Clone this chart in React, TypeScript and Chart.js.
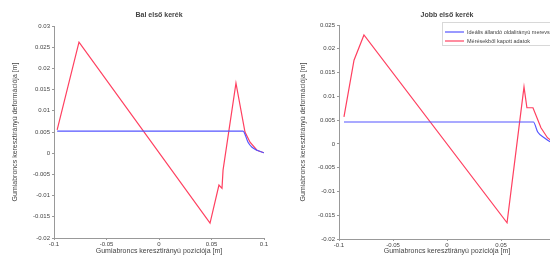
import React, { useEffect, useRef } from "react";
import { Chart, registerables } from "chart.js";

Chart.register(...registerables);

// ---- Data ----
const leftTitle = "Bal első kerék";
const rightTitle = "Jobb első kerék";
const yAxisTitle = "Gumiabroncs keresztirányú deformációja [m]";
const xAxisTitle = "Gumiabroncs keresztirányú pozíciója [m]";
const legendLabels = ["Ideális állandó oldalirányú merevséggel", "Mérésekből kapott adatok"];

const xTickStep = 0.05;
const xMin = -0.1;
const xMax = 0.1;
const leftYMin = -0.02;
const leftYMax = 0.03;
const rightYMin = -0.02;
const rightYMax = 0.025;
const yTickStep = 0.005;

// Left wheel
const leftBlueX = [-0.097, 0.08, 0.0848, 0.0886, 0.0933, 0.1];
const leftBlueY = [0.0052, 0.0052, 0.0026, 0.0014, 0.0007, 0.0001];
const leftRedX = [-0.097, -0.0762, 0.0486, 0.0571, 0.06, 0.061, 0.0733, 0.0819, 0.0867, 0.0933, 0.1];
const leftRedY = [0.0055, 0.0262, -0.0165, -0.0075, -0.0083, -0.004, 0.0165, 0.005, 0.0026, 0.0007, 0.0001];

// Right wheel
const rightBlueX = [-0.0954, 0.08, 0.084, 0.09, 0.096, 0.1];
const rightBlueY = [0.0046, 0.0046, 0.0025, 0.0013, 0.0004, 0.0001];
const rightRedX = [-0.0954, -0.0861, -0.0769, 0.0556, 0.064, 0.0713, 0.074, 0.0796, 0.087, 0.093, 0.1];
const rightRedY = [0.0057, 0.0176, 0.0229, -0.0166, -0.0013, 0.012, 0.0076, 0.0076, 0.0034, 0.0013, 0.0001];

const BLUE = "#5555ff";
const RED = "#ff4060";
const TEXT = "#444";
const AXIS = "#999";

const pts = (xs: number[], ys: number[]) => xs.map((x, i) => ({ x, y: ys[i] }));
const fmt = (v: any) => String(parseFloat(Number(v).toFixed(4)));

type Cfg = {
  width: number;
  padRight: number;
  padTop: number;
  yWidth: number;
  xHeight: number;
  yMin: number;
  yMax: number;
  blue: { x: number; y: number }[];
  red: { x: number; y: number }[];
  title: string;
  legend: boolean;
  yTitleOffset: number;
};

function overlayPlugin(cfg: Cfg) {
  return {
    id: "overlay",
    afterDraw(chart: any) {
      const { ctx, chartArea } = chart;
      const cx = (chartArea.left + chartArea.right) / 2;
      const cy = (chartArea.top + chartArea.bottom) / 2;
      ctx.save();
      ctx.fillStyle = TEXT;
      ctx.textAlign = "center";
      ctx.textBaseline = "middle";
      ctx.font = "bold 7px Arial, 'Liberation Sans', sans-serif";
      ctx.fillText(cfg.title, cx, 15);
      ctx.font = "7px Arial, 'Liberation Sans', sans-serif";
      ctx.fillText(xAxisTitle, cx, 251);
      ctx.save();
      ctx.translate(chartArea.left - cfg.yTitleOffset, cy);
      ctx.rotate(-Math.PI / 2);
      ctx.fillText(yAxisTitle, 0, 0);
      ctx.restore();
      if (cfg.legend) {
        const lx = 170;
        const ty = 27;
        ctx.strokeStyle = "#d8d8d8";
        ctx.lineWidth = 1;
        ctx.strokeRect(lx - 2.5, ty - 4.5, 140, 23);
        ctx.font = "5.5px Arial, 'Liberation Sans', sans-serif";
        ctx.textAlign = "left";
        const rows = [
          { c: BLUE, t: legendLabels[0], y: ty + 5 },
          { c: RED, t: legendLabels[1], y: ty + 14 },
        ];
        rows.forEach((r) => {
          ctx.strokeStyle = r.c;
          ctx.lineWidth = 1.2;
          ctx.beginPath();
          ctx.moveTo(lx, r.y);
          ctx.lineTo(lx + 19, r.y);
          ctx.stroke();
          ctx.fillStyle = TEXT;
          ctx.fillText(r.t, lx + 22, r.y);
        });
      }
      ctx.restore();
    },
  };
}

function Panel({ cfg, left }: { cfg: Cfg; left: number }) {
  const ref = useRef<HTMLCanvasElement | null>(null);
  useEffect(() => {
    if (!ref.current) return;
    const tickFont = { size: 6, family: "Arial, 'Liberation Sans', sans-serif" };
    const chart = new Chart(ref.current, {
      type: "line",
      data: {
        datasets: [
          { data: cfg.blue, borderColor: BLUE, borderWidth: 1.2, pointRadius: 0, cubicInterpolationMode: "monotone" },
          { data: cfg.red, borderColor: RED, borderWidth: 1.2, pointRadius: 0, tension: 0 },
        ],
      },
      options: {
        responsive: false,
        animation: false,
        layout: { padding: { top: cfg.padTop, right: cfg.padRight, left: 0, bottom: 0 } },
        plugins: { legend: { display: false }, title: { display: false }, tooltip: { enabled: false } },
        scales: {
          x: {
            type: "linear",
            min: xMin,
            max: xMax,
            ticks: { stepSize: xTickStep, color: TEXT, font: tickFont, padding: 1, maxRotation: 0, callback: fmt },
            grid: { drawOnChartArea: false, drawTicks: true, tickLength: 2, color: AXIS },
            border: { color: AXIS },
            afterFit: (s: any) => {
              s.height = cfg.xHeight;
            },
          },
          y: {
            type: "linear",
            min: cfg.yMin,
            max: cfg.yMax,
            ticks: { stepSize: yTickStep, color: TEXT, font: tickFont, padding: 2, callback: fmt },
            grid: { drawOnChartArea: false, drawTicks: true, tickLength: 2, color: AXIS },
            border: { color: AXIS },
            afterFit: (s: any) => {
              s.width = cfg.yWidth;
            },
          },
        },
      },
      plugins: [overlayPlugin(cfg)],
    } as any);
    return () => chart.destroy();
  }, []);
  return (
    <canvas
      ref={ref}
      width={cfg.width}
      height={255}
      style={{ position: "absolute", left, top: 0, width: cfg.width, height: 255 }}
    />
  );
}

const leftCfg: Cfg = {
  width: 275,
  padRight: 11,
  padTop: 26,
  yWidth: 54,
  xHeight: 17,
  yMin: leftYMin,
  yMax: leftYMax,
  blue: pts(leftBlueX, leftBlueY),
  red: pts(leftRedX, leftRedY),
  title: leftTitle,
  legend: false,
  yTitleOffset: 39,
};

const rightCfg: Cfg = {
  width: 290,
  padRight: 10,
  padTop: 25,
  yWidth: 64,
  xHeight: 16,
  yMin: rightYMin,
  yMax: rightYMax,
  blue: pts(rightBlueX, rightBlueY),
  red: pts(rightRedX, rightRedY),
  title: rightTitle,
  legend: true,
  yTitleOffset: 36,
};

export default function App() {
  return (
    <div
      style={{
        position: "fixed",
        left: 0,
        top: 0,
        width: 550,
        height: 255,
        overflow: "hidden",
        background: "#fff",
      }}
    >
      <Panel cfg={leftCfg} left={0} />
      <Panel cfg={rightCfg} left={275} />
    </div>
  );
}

--

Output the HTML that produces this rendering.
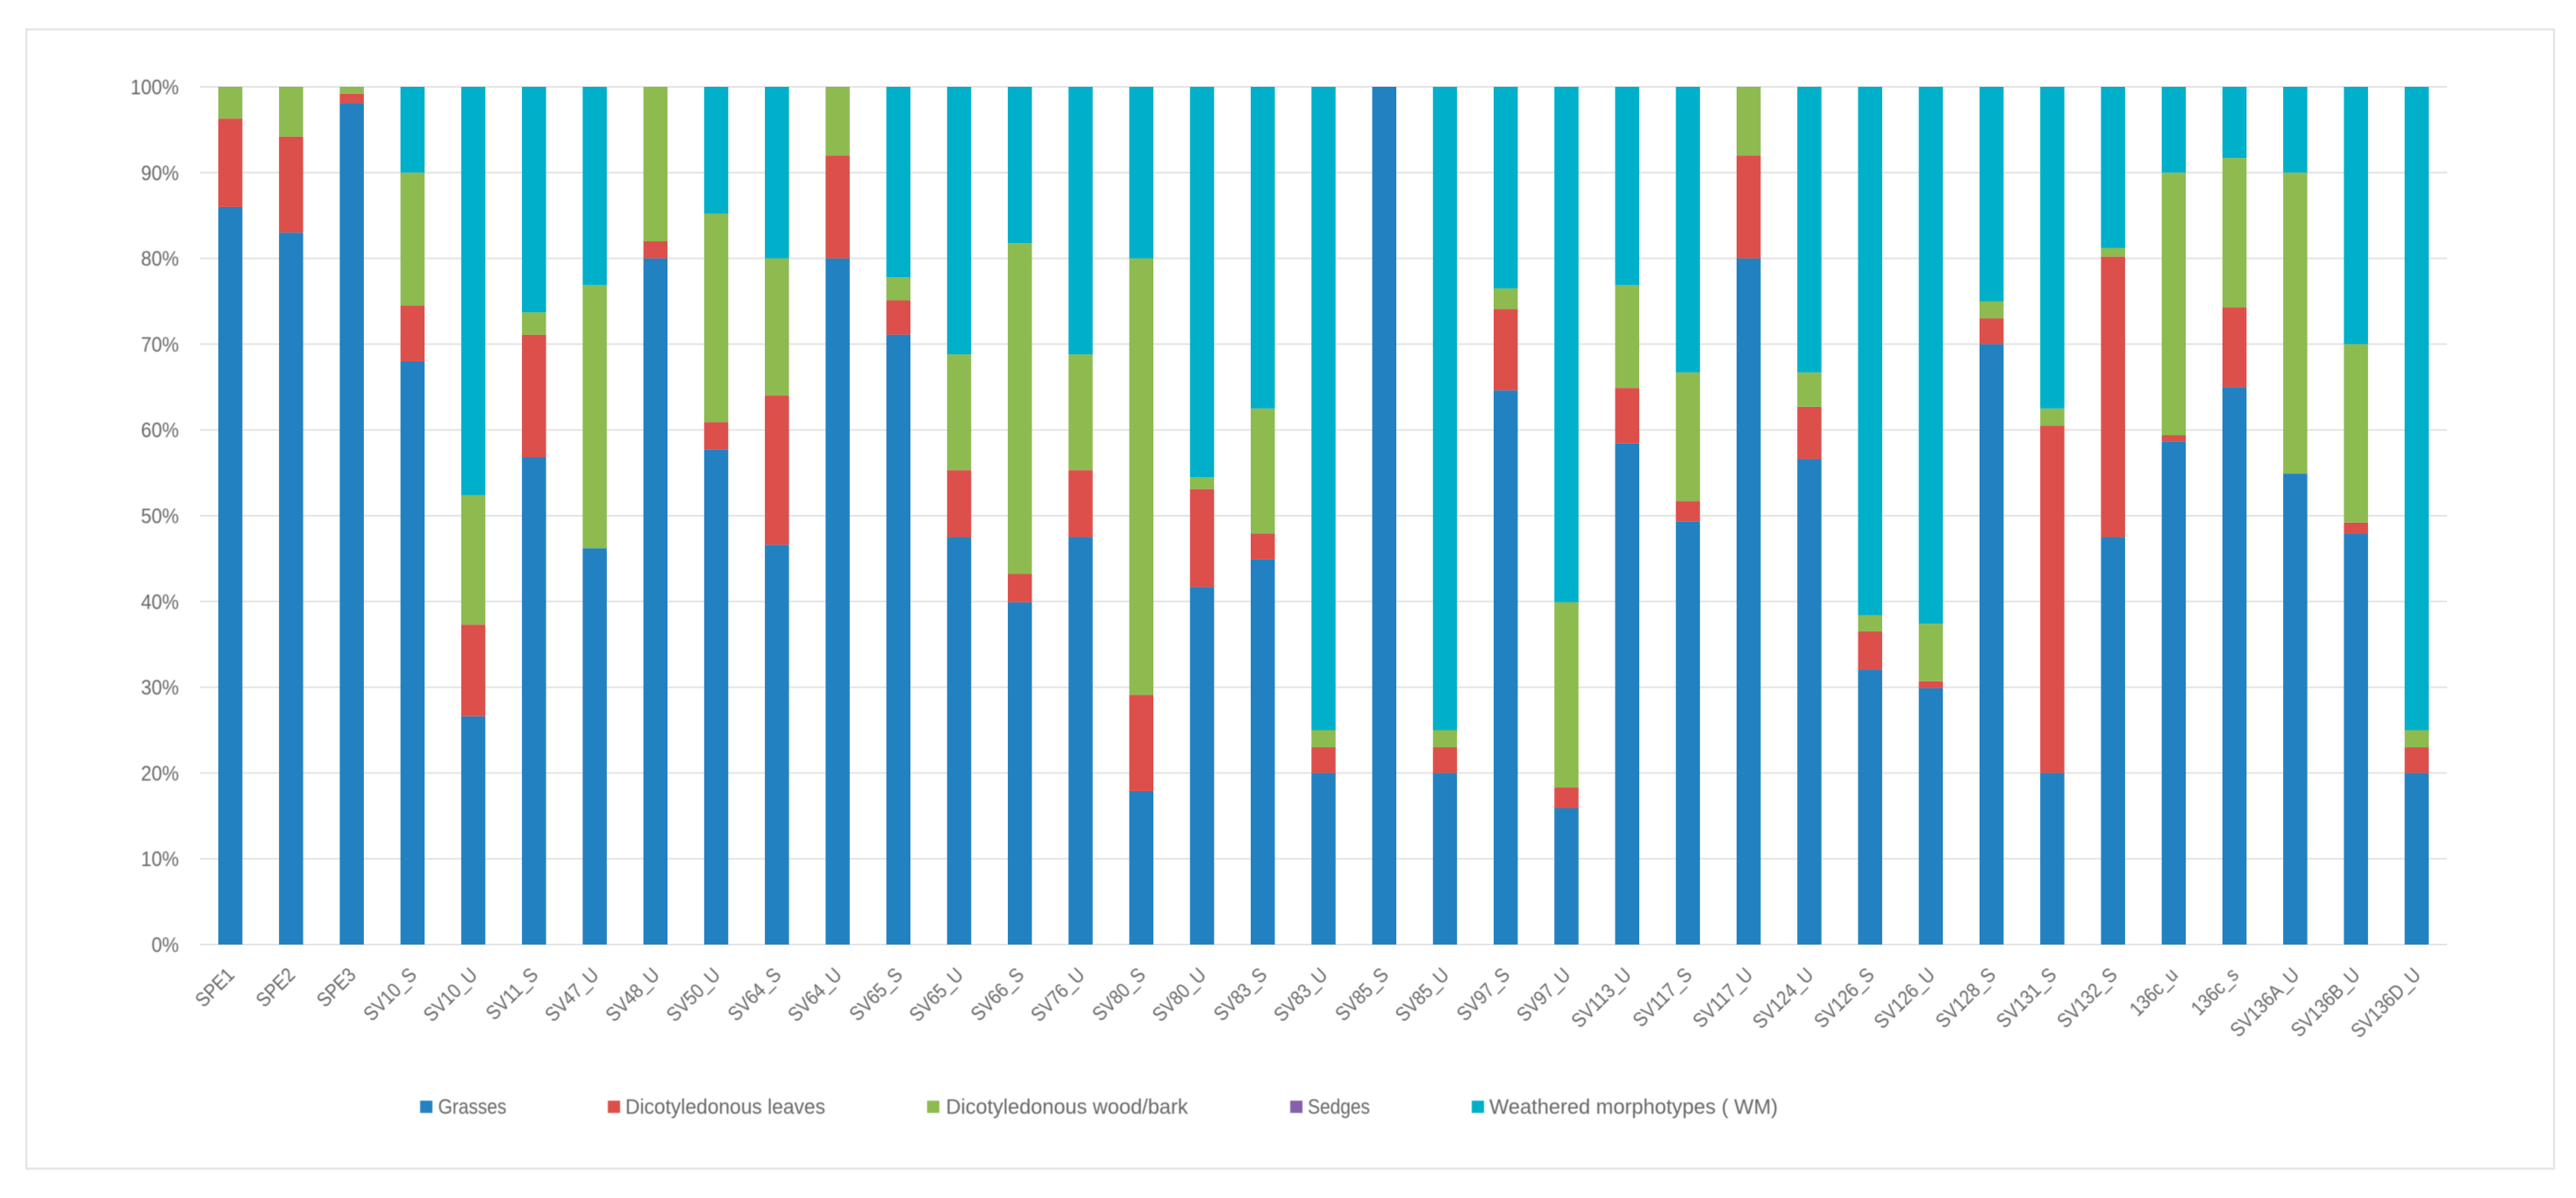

==

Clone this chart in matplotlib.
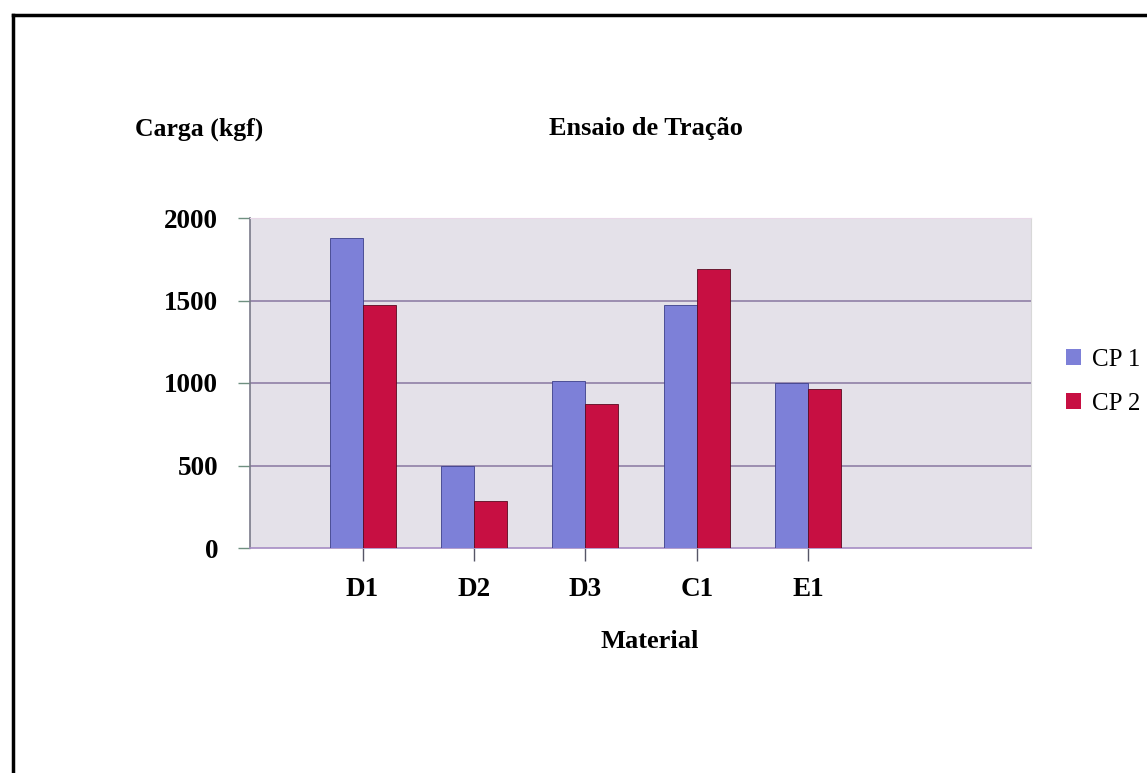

→ SET PROBLEM
Only the lines from the one holding "Clone this chart in React, TypeScript" to the one holding "const yTickStep = 0.005;" should be returned, both included and exactly as written, with no pictures.

→ EXERCISE ANSWER
Clone this chart in React, TypeScript and Chart.js.
import React, { useEffect, useRef } from "react";
import { Chart, registerables } from "chart.js";

Chart.register(...registerables);

// ---- Data ----
const leftTitle = "Bal első kerék";
const rightTitle = "Jobb első kerék";
const yAxisTitle = "Gumiabroncs keresztirányú deformációja [m]";
const xAxisTitle = "Gumiabroncs keresztirányú pozíciója [m]";
const legendLabels = ["Ideális állandó oldalirányú merevséggel", "Mérésekből kapott adatok"];

const xTickStep = 0.05;
const xMin = -0.1;
const xMax = 0.1;
const leftYMin = -0.02;
const leftYMax = 0.03;
const rightYMin = -0.02;
const rightYMax = 0.025;
const yTickStep = 0.005;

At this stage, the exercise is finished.